En tiempos electorales se acrecienta la preocupación con relación al comportamiento del gasto público. Y no es para menos. La fragilidad institucional en un contexto de fuertes incentivos políticos supone un alto grado de vulnerabilidad de las finanzas públicas al manejo discrecional de los recursos públicos por parte de quienes toman decisiones para usarlos a favor de los esfuerzos reeleccionistas del partido que esté en el gobierno, del Presidente cuando tiene opción de repostularse, y de otros incumbentes en la misma situación.

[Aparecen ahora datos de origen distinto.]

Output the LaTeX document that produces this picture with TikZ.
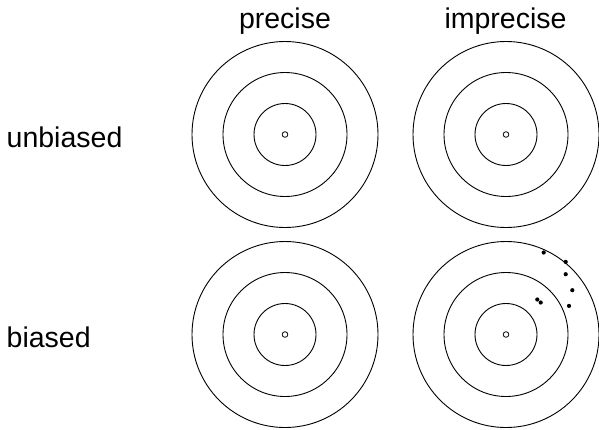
\documentclass[tikz,border=0pt]{standalone}
\usepackage{fontspec}
\setmainfont{Liberation Sans}
\begin{document}
\begin{tikzpicture}[x=1pt,y=-1pt,
  ring/.style={draw=black,line width=0.9pt},
  bull/.style={draw=black,line width=0.8pt,fill=white},
  shot/.style={fill=black},
  lbl/.style={inner sep=0pt,font=\fontsize{28.5}{34}\selectfont}]
\useasboundingbox (0,0) rectangle (599,429);

% target centres
\coordinate (pu) at (285,134.5);
\coordinate (iu) at (506,134.5);
\coordinate (pb) at (285,334.5);
\coordinate (ib) at (506,334.5);

% three rings and a small bull's-eye per target
\foreach \c in {pu,iu,pb,ib}{
  \draw[ring] (\c) circle[radius=31];
  \draw[ring] (\c) circle[radius=62];
  \draw[ring] (\c) circle[radius=93];
  \draw[bull] (\c) circle[radius=2.8];
}

% scattered shots on the biased, imprecise target
\foreach \dx/\dy in {37.7/-82, 59.7/-72.6, 59.7/-60.3, 66.3/-44.3,
                     31.3/-35, 34.7/-32, 63/-28.6}
  \fill[shot] ([shift={(\dx,\dy)}]ib) circle[radius=2.1];

% column and row labels
\node[lbl,anchor=base] (colp) at (285,28) {precise};
\node[lbl,anchor=base] (coli) at (505.5,28) {imprecise};
\node[lbl,anchor=base west] (rowu) at (6.5,147.3) {unbiased};
\node[lbl,anchor=base west] (rowb) at (6.5,347.3) {biased};
\end{tikzpicture}
\end{document}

Desde el punto de vista macroeconómico, la preocupación fundamental es que el gasto total se incremente de forma significativa, y con ello que el resultado financiero, esto es, el déficit del sector público, se incremente muy por encima de lo programado. Un aumento del gasto puede impulsar, en el corto plazo, la actividad económica. Pero al mismo tiempo, al aumentar el déficit y la deuda pública, también lo hace eventualmente el servicio de la deuda pública. Además, bajo ciertas circunstancias, incrementar la demanda por financiamiento al sector público podría hacer subir las tasas de interés porque un déficit imprevisto tiende a ser cubierto con nueva deuda interna, lo que podría reducir la disponibilidad de crédito para el sector privado y hacer escasear el dinero. También, desde los enfoques económicos más tradicionales se llamaría la atención sobre el riesgo de que un gasto público acrecentado haga crecer mucho la demanda interna, contribuyendo a acelerar la inflación. Bernardo Vega ha llamado a esto el “desguañangue económico” asociado a las elecciones.
Pero, ¿qué dice la evidencia empírica? ¿Realmente los gobiernos han desguañangado las finanzas públicas de forma sistemática en todos o la mayoría de los años electorales? ¿Siempre o casi siempre aumentan desmedidamente la inversión pública con objetivos electorales en mente? Un análisis con datos fiscales para el período comprendido entre 1991 y 2015, tiempo en el que se organizaron seis elecciones presidenciales, y en tres de ellas el Presidente en ejercicio se estaba repostulando, arrojó los siguientes resultados.
Primero, en sólo dos de los seis años en los que se efectuaron elecciones presidenciales, el gasto público se incrementó de forma significativa. Estos fueron 2008 y 2012 cuando no sólo el gasto creció desmedidamente, sino también el déficit público, tanto respecto al año anterior como al programado en la ley de presupuesto. En el resto de los años, esto es, en 1994, 1996, 2000 y 2004, el gasto total aumentó poco o incluso se redujo, tanto respecto al año inmediatamente anterior como con relación a la media de los tres años anteriores al año de las elecciones.
Segundo, los aumentos del gasto en esos dos años electorales tuvieron explicaciones muy distintas. En 2008, el 70% del aumento del gasto fue debido al incremento del gasto corriente, muy seguramente asociado al incremento en el déficit y el subsidio al sector eléctrico derivado del fuerte crecimiento en los precios del petróleo de ese año. 2012, sin embargo, se ajusta perfectamente a la presunción del desguañangue empujado por el aumento de la inversión pública. Lo que pasó ese año fue uno verdaderamente extraordinario porque el gasto creció en un 25%, equivalente al 3.5% del PIB, y la inversión se multiplicó casi por dos.
Tercero, cuando se comparan los años electorales con los no electorales se evidencia que, en los primeros, los gobiernos aceleraron el gasto público, especialmente el de inversión, durante el primer cuatrimestre del año, antes de las elecciones, para luego reducirlo en el resto del año. En contraste, en los años no electorales, el gasto total y el de inversión pública son más pronunciados en la segunda mitad del año.
En otras palabras, en años electorales los gobiernos desguañangan las finanzas públicas antes del día de las elecciones para luego componer la situación después de las elecciones. La clara excepción fue 2012, año en que la desalineación fiscal fue brutal por dos razones. La primera es que el incremento de la inversión antes de las elecciones fue muchísimo más elevado que lo usual. La segunda es que el desguañangue se prolongó más allá del día de las elecciones y hasta el traspaso de mando. Esto imposibilitó “recoger” el desastre en los meses restantes, haciendo que el año haya cerrado con un déficit más de cinco veces y media más elevado que lo estipulado en la ley de presupuesto.
En síntesis, la teoría del desguañangue, entendida como el descarrilamiento de las finanzas públicas para la totalidad del año como resultado del esfuerzo electoral, es un mito. Sin embargo, la teoría parece funcionar cuando se acota para los meses antes de las elecciones. Por eso, no sólo hay que ver las cifras agregadas sino también lo que hay dentro de ellas. Hay que prestar atención a cosas como en qué se gasta y cómo se gasta. Probablemente, encontremos que antes que económico, el desguañangue es institucional.